AGI, Inc.•San Francisco, CA

37d•Onsite

About The Position

We are seeking a Research Engineer specializing in Evals to join our mission of building everyday AGI. This role is crucial for ensuring that our models, agents, and product features demonstrably improve. You will be responsible for building the evaluation harness for AGI, covering model capability, agentic behavior, on-device performance, and end-user experience. Your work will establish the standard for what constitutes a 'shipped' product and protect that standard against product deadlines. You will own the eval suites that gate all model and agent releases, including capability, behavior, regressions, and human-rated rubrics.
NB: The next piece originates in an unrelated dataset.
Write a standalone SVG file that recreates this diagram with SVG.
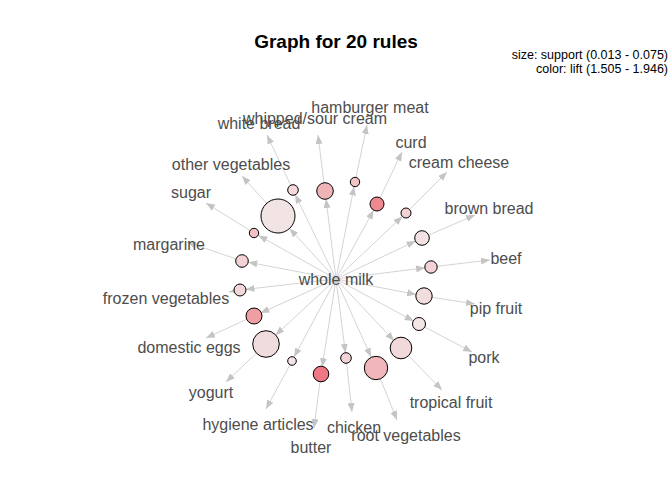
<svg xmlns="http://www.w3.org/2000/svg" width="672" height="480" viewBox="0 0 672 480">
<style>
.e{stroke:#d4d4d4;stroke-width:1;fill:none;marker-end:url(#ah)}
.r{stroke:#000;stroke-width:1}
.lb{font-family:"Liberation Sans",Arial,sans-serif;font-size:16px;fill:#4d4d4d;text-anchor:middle}
.lg{font-family:"Liberation Sans",Arial,sans-serif;font-size:12.5px;fill:#000;text-anchor:end}
</style>
<defs>
<marker id="ah" markerUnits="userSpaceOnUse" markerWidth="10" markerHeight="8" refX="9" refY="3.5" orient="auto">
<path d="M0,0 L9,3.5 L0,7 z" fill="#c4c4c4"/>
</marker>
</defs>
<rect width="672" height="480" fill="#fff"/>
<text x="336" y="48" font-family="'Liberation Sans',Arial,sans-serif" font-size="19" font-weight="bold" text-anchor="middle" fill="#000">Graph for 20 rules</text>
<text class="lg" x="668" y="59">size: support (0.013 - 0.075)</text>
<text class="lg" x="668" y="73">color: lift (1.505 - 1.946)</text>
<g id="connectors">
<line class="e" x1="336" y1="279" x2="258.4" y2="235.4"/>
<line class="e" x1="336" y1="279" x2="289.5" y2="228.5"/>
<line class="e" x1="336" y1="279" x2="295.2" y2="194.5"/>
<line class="e" x1="336" y1="279" x2="326.0" y2="198.9"/>
<line class="e" x1="336" y1="279" x2="354.1" y2="186.4"/>
<line class="e" x1="336" y1="279" x2="373.6" y2="210.1"/>
<line class="e" x1="336" y1="279" x2="402.4" y2="216.4"/>
<line class="e" x1="336" y1="279" x2="415.7" y2="241.0"/>
<line class="e" x1="336" y1="279" x2="425.1" y2="267.8"/>
<line class="e" x1="336" y1="279" x2="416.1" y2="294.5"/>
<line class="e" x1="336" y1="279" x2="413.7" y2="321.1"/>
<line class="e" x1="336" y1="279" x2="394.1" y2="340.7"/>
<line class="e" x1="336" y1="279" x2="371.1" y2="357.1"/>
<line class="e" x1="336" y1="279" x2="345.4" y2="353.0"/>
<line class="e" x1="336" y1="279" x2="322.1" y2="367.1"/>
<line class="e" x1="336" y1="279" x2="294.1" y2="357.0"/>
<line class="e" x1="336" y1="279" x2="275.5" y2="335.2"/>
<line class="e" x1="336" y1="279" x2="260.4" y2="313.1"/>
<line class="e" x1="336" y1="279" x2="245.5" y2="289.4"/>
<line class="e" x1="336" y1="279" x2="248.4" y2="262.2"/>
<line class="e" x1="254" y1="233" x2="206" y2="203"/>
<line class="e" x1="278" y1="216" x2="242" y2="176"/>
<line class="e" x1="293" y1="190" x2="267" y2="135"/>
<line class="e" x1="325" y1="191" x2="318" y2="135"/>
<line class="e" x1="355" y1="182" x2="367" y2="125"/>
<line class="e" x1="377" y1="204" x2="402" y2="152"/>
<line class="e" x1="406" y1="213" x2="447" y2="172"/>
<line class="e" x1="422" y1="238" x2="475" y2="215"/>
<line class="e" x1="431" y1="267" x2="490" y2="260"/>
<line class="e" x1="424" y1="296" x2="475" y2="304"/>
<line class="e" x1="419" y1="324" x2="472" y2="352"/>
<line class="e" x1="401" y1="348" x2="442" y2="390"/>
<line class="e" x1="376" y1="368" x2="397" y2="420"/>
<line class="e" x1="346" y1="358" x2="352" y2="412"/>
<line class="e" x1="321" y1="374" x2="314" y2="428"/>
<line class="e" x1="292" y1="361" x2="266" y2="409"/>
<line class="e" x1="266" y1="344" x2="226" y2="382"/>
<line class="e" x1="254" y1="316" x2="206" y2="338"/>
<line class="e" x1="240" y1="290" x2="229" y2="292"/>
<line class="e" x1="242" y1="261" x2="187" y2="242"/>
</g>
<g id="rule1"><circle class="r" cx="254" cy="233" r="4.7" fill="#f3c1c4"/></g>
<g id="rule2"><circle class="r" cx="278" cy="216" r="17" fill="#f2e4e5"/></g>
<g id="rule3"><circle class="r" cx="293" cy="190" r="5.3" fill="#f5d8da"/></g>
<g id="rule4"><circle class="r" cx="325" cy="191" r="8.3" fill="#f0b4b8"/></g>
<g id="rule5"><circle class="r" cx="355" cy="182" r="4.7" fill="#f2c4c7"/></g>
<g id="rule6"><circle class="r" cx="377" cy="204" r="7" fill="#ee8891"/></g>
<g id="rule7"><circle class="r" cx="406" cy="213" r="5" fill="#f3d2d4"/></g>
<g id="rule8"><circle class="r" cx="422" cy="238" r="7.3" fill="#f2e2e3"/></g>
<g id="rule9"><circle class="r" cx="431" cy="267" r="6.2" fill="#f2d2d4"/></g>
<g id="rule10"><circle class="r" cx="424" cy="296" r="8.2" fill="#f2dcde"/></g>
<g id="rule11"><circle class="r" cx="419" cy="324" r="6.5" fill="#f4e6e7"/></g>
<g id="rule12"><circle class="r" cx="401" cy="348" r="10.8" fill="#f1d8da"/></g>
<g id="rule13"><circle class="r" cx="376" cy="368" r="11.7" fill="#f0b6b9"/></g>
<g id="rule14"><circle class="r" cx="346" cy="358" r="5.3" fill="#f3d4d6"/></g>
<g id="rule15"><circle class="r" cx="321" cy="374" r="7.8" fill="#ee7884"/></g>
<g id="rule16"><circle class="r" cx="292" cy="361" r="4.3" fill="#f4e4e5"/></g>
<g id="rule17"><circle class="r" cx="266" cy="344" r="13.3" fill="#f1dcdd"/></g>
<g id="rule18"><circle class="r" cx="254" cy="316" r="8" fill="#ef9ea3"/></g>
<g id="rule19"><circle class="r" cx="240" cy="290" r="6" fill="#f3d6d8"/></g>
<g id="rule20"><circle class="r" cx="242" cy="261" r="6.3" fill="#f2d2d4"/></g>
<g id="whole-milk"><text class="lb" x="336" y="285">whole milk</text></g>
<g id="sugar"><text class="lb" x="191" y="198">sugar</text></g>
<g id="other-vegetables"><text class="lb" x="231" y="170">other vegetables</text></g>
<g id="white-bread"><text class="lb" x="259" y="129">white bread</text></g>
<g id="whipped-sour-cream"><text class="lb" x="315" y="124">whipped/sour cream</text></g>
<g id="hamburger-meat"><text class="lb" x="370" y="113">hamburger meat</text></g>
<g id="curd"><text class="lb" x="411" y="148">curd</text></g>
<g id="cream-cheese"><text class="lb" x="459" y="168">cream cheese</text></g>
<g id="brown-bread"><text class="lb" x="489" y="214">brown bread</text></g>
<g id="beef"><text class="lb" x="506" y="264">beef</text></g>
<g id="pip-fruit"><text class="lb" x="496" y="314">pip fruit</text></g>
<g id="pork"><text class="lb" x="484" y="363">pork</text></g>
<g id="tropical-fruit"><text class="lb" x="451" y="408">tropical fruit</text></g>
<g id="root-vegetables"><text class="lb" x="406" y="441">root vegetables</text></g>
<g id="chicken"><text class="lb" x="354" y="433">chicken</text></g>
<g id="butter"><text class="lb" x="311" y="453">butter</text></g>
<g id="hygiene-articles"><text class="lb" x="258" y="430">hygiene articles</text></g>
<g id="yogurt"><text class="lb" x="211" y="398">yogurt</text></g>
<g id="domestic-eggs"><text class="lb" x="189" y="353">domestic eggs</text></g>
<g id="frozen-vegetables"><text class="lb" x="166" y="304">frozen vegetables</text></g>
<g id="margarine"><text class="lb" x="169" y="250">margarine</text></g>
</svg>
You will also develop the dashboards and tooling to facilitate researcher experiment loops and leadership decision-making. Ultimately, you will define and uphold the criteria for product readiness.

Requirements

Experience building eval harnesses for AI systems.
Ability to measure non-deterministic systems, including agent eval, tool use, long-horizon tasks, and multilingual behavior.
Skill in pushing back on metrics being gamed without disrupting team progress.
Experience with AI research, product engineering, and partnerships.
Ability to translate technical performance into understandable language for stakeholders.
A link to an eval, benchmark, or measurement system you built, with a paragraph explaining a decision it changed.

Nice To Haves

Understanding of on-device performance trade-offs and their impact on real-user evaluations.
Experience with QA for AI at OEM scale.
Familiarity with the realities of shipping consumer agents to production partners.

Responsibilities

Build the eval suites that gate every model and agent release, including capability, behavior, regressions, and human-rated rubrics.
Develop the dashboards and tooling that make researcher experiment loops fast and leadership decisions easy.
Define and maintain the standard for what counts as ready to ship.